▶ Given instruction:
Quote the data exactly, first line to the line containing "14, 14, 18];", with no pictures.

_ _ _ _ _ _ _

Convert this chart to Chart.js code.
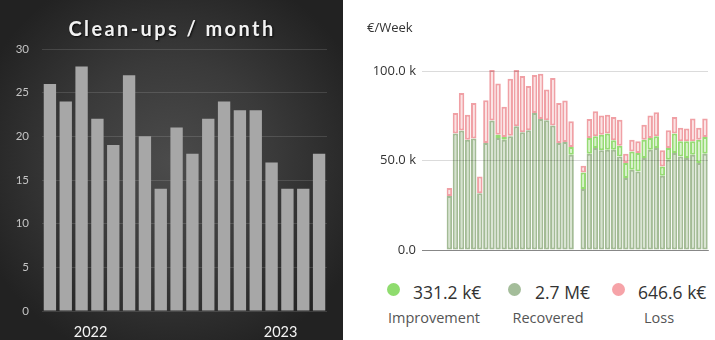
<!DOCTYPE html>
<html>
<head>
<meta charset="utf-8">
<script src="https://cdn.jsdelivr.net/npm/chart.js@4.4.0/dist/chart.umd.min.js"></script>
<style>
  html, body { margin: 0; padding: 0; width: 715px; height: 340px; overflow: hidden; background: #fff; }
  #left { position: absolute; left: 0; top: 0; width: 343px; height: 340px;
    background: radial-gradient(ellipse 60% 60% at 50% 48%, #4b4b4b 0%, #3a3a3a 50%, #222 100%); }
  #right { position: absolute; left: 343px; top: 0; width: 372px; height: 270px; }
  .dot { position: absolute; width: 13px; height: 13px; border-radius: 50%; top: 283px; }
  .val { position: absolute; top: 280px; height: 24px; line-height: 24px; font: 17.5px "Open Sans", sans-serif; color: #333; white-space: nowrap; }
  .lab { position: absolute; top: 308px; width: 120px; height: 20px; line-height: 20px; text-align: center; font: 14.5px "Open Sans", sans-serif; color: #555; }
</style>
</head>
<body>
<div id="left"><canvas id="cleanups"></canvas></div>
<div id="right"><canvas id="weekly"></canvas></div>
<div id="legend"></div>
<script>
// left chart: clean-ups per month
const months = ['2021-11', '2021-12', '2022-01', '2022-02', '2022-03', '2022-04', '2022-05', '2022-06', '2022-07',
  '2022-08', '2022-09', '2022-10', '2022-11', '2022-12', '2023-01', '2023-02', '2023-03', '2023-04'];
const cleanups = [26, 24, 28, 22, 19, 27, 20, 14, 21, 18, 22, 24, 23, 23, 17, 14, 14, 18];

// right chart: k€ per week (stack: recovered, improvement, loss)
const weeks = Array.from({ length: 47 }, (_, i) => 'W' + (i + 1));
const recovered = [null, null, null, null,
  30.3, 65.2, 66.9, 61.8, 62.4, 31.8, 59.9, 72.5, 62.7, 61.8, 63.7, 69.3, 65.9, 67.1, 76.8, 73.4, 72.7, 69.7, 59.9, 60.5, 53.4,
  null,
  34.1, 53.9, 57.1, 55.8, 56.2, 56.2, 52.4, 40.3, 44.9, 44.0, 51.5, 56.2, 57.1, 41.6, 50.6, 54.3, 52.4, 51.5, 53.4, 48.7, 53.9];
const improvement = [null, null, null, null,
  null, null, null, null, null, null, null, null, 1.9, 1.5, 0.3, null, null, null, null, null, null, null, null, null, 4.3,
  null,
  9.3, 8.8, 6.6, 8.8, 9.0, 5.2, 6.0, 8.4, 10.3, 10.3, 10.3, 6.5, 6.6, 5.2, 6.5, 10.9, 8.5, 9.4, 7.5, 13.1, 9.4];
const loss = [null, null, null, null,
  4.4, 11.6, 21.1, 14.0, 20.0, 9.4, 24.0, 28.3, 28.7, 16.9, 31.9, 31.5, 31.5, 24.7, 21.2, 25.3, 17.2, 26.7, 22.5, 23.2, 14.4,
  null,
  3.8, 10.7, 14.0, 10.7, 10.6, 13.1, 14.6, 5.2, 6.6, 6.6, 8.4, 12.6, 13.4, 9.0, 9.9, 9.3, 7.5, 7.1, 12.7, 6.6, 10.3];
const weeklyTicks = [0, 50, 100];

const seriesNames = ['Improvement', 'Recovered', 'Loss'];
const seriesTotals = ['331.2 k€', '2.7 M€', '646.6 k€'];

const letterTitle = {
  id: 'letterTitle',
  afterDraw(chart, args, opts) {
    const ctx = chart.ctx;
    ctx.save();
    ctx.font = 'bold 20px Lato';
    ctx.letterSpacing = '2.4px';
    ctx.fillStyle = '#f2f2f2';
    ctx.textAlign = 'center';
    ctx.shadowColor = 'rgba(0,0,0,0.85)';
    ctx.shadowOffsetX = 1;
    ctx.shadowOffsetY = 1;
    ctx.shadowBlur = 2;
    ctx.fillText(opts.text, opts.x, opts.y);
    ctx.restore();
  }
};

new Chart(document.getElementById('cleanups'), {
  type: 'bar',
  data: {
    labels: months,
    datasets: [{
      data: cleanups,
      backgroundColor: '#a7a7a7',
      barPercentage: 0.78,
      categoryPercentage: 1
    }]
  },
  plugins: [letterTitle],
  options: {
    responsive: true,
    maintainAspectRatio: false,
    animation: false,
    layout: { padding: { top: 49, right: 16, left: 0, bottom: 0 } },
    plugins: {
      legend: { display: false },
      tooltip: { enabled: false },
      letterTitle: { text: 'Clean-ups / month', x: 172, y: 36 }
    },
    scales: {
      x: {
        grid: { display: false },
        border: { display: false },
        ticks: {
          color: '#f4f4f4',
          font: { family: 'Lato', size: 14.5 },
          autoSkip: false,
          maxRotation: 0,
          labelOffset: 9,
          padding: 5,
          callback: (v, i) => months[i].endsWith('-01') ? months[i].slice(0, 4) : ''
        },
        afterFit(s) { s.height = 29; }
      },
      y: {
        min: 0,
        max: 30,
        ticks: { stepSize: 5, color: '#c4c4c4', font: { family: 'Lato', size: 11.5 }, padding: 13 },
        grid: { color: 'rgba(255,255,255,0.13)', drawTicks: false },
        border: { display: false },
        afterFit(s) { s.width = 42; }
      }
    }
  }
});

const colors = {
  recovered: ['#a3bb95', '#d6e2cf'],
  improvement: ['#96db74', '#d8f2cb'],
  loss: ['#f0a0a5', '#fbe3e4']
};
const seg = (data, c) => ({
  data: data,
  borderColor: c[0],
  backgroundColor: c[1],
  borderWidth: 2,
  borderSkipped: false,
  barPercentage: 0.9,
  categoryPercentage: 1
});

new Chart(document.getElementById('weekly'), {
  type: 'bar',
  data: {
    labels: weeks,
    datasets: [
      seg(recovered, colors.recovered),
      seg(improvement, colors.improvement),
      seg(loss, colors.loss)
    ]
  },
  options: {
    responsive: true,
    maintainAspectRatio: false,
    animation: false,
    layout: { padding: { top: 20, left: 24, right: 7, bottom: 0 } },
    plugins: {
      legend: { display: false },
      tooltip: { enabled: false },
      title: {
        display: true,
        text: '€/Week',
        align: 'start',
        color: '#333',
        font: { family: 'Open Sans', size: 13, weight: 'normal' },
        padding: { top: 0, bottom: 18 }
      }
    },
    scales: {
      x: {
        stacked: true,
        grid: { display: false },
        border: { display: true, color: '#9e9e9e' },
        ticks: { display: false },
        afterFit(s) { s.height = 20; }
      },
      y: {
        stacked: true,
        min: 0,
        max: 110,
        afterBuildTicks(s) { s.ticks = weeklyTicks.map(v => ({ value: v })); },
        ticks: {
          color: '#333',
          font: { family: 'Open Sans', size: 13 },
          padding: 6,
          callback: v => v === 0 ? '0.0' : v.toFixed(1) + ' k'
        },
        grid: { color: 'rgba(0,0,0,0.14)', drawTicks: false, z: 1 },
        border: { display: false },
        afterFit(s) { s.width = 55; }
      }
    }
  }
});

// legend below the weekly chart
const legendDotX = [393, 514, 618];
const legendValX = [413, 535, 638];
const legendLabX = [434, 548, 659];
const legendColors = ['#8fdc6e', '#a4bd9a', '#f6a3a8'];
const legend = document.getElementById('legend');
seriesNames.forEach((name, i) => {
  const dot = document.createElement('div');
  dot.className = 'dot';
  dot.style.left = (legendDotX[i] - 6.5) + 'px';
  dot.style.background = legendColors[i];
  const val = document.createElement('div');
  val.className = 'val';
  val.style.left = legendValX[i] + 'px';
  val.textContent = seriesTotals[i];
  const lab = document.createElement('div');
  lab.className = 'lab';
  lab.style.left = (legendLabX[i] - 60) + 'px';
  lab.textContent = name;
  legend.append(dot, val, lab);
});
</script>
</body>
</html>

_ _ _ _ _ _ _

▶ Task answer:
Convert this chart to Chart.js code.
<!DOCTYPE html>
<html>
<head>
<meta charset="utf-8">
<script src="https://cdn.jsdelivr.net/npm/chart.js@4.4.0/dist/chart.umd.min.js"></script>
<style>
  html, body { margin: 0; padding: 0; width: 715px; height: 340px; overflow: hidden; background: #fff; }
  #left { position: absolute; left: 0; top: 0; width: 343px; height: 340px;
    background: radial-gradient(ellipse 60% 60% at 50% 48%, #4b4b4b 0%, #3a3a3a 50%, #222 100%); }
  #right { position: absolute; left: 343px; top: 0; width: 372px; height: 270px; }
  .dot { position: absolute; width: 13px; height: 13px; border-radius: 50%; top: 283px; }
  .val { position: absolute; top: 280px; height: 24px; line-height: 24px; font: 17.5px "Open Sans", sans-serif; color: #333; white-space: nowrap; }
  .lab { position: absolute; top: 308px; width: 120px; height: 20px; line-height: 20px; text-align: center; font: 14.5px "Open Sans", sans-serif; color: #555; }
</style>
</head>
<body>
<div id="left"><canvas id="cleanups"></canvas></div>
<div id="right"><canvas id="weekly"></canvas></div>
<div id="legend"></div>
<script>
// left chart: clean-ups per month
const months = ['2021-11', '2021-12', '2022-01', '2022-02', '2022-03', '2022-04', '2022-05', '2022-06', '2022-07',
  '2022-08', '2022-09', '2022-10', '2022-11', '2022-12', '2023-01', '2023-02', '2023-03', '2023-04'];
const cleanups = [26, 24, 28, 22, 19, 27, 20, 14, 21, 18, 22, 24, 23, 23, 17, 14, 14, 18];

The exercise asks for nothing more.